In a one-versus-many dogfight, it's very difficult to keep track of every enemy, and just sitting still for a few seconds can get you killed very quickly.

I imagine that Voss might have suspected that there were more SE5a's than he saw at that moment, so he attacked those he saw since that would put pressure at them (and perhaps he could force more of them to break off combat) and at the same time lead to tight manoeuvres that would it make hard for an unseen enemy to line up on Voss himself.
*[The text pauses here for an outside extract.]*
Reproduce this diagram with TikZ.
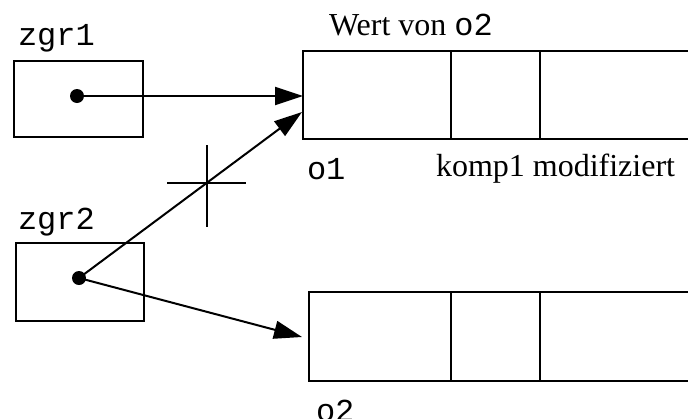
\documentclass[tikz,border=0pt]{standalone}
\usepackage{fontspec}
\setmainfont{Liberation Serif}
\setmonofont{Liberation Mono}
\usetikzlibrary{arrows.meta,calc}
\begin{document}
\begin{tikzpicture}[x=1pt,y=-1pt,
  line width=2pt,
  lbl/.style={inner sep=0pt,anchor=base west,font=\fontsize{32}{38}\selectfont},
  ptrbox/.style={draw,rectangle,minimum width=129pt,minimum height=76pt,inner sep=0pt,outer sep=0pt},
  cell/.style={draw,rectangle,inner sep=0pt,outer sep=0pt,minimum height=88pt},
  dot/.style={circle,fill,inner sep=0pt,minimum size=14pt},
  ptr/.style={-{Triangle[length=28pt,width=18pt]}},
  tick/.style={line width=1.6pt}]
\useasboundingbox (0,0) rectangle (688,418);
\clip (0,0) rectangle (688,418);

% pointer variables
\node[ptrbox] (zgr1box) at (78.5,99) {};
\node[ptrbox,minimum width=128pt,minimum height=78pt] (zgr2box) at (80,282) {};
\node[lbl] (zgr1) at (17,45) {\texttt{zgr1}};
\node[lbl] (zgr2) at (17,229) {\texttt{zgr2}};
\node[dot] (d1) at (77,96) {};
\node[dot] (d2) at (79,278) {};

% object o1 (upper record)
\node[cell,minimum width=148pt] (o1a) at (377,95) {};
\node[cell,minimum width=89pt] (o1b) at (495.5,95) {};
\node[cell,minimum width=180pt] (o1c) at (630,95) {};
% object o2 (lower record)
\node[cell,minimum width=142pt,minimum height=89pt] (o2a) at (380,336.5) {};
\node[cell,minimum width=89pt,minimum height=89pt] (o2b) at (495.5,336.5) {};
\node[cell,minimum width=180pt,minimum height=89pt] (o2c) at (630,336.5) {};

% labels
\node[lbl] (wert) at (328,35) {Wert von \texttt{o2}};
\node[lbl] (o1lbl) at (306,179) {\texttt{o1}};
\node[lbl] (komp) at (435,176) {komp1 modifiziert};
\node[lbl] (o2lbl) at (315,421) {\texttt{o2}};

% arrow ends
\coordinate (t2) at (302,112);
\coordinate (t3) at (302,337);
\coordinate (x) at (207,183);

% pointers
\draw[ptr] (d1.center) -- (d1.center -| o1a.west);
\draw[ptr] (d2.center) -- (t2);
\draw[ptr] (d2.center) -- (t3);

% crossed-out reference
\draw[tick] ($(x)+(-40,0)$) -- ($(x)+(39,0)$);
\draw[tick] ($(x)+(0,-38)$) -- ($(x)+(0,44)$);
\end{tikzpicture}
\end{document}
Information is a limited resource in combat just like altitude, and it's possible that Voss had made good the altitude to break off combat, but not gathered the information that it was safe to break off at that moment.

Regards,

Henning (HoHun)


----------



## CharlesBronson (Aug 13, 2008)

> Hm, I actually meant that he was in a good position, but didn't have the situational awareness to exploit it by climbing out



I understand that, my post should said "That is a good point. It is *also* possible that Voss felt he couldnt scape...."


----------



## HoHun (Aug 13, 2008)

Hi Charles,

>I understand that, my post should said "That is a good point. It is *also* possible that Voss felt he couldnt scape...."

Ah, I see! You're right  

I believe WW1 performance parameters are not as well-known as WW2 perforance parameters, and I have no clear idea if a Fokker Dr. I could actually outclimb an SE5a in the long run, without zooming or using a steep climb angle simply to throw the SE5a off target.

It's my impression that WW1 fighter performance will be tougher to research due to the fixed propellers that had one well-defined working point (today probably unknown), and also very different wing sections that gave widely varying polars (the thin RAF 15 versus some of the very thick Göttingen profiles, for example).

There certainly seems to be less data on WW1 fighters easily available, too ...

Regards,

Henning (HoHun)


----------



## Njaco (Aug 13, 2008)

> I understand that, my post should said "That is a good point. It is also possible that Voss felt he couldnt scape...."



I think you're right. IIRC one account said that he had several oppourtunities to escape but instead turned again into the fighters. Can't remember the source.

Some pics of his Fokker.


----------



## CharlesBronson (Aug 13, 2008)

Agreed on the relative "grey zone" of information about the ww1 planes, the maximum speed for the DR1 is quoted as 161 km/h and the one for S.E.5 is 205. The thing that caught most my attention is the altitudes, in "The Red flying Fighter" Richtofen said he patrols at 5000 meters wich is remarkable considering that there was no compressor, no heat cockpit and so.

Nice pictures, here an account of the Voss last Fight in _"Dr1 aces of WW1" _by N. Frank and G. Vanwyngarden.


----------



## tcrean7828 (Apr 1, 2009)

Mates,
My book, 'Leutenant d.R. Werner Voss and the Pilots of Jasta 10' goes to the publisher later this week.

until then - 

tom


----------



## Soundbreaker Welch? (Apr 6, 2009)

Terrific but sad story. I still love WWI airplanes. They have such an airy feel to them. 

That last picture of Voss is a bit chilling. His brothers probably didn't expect him to die that day.


----------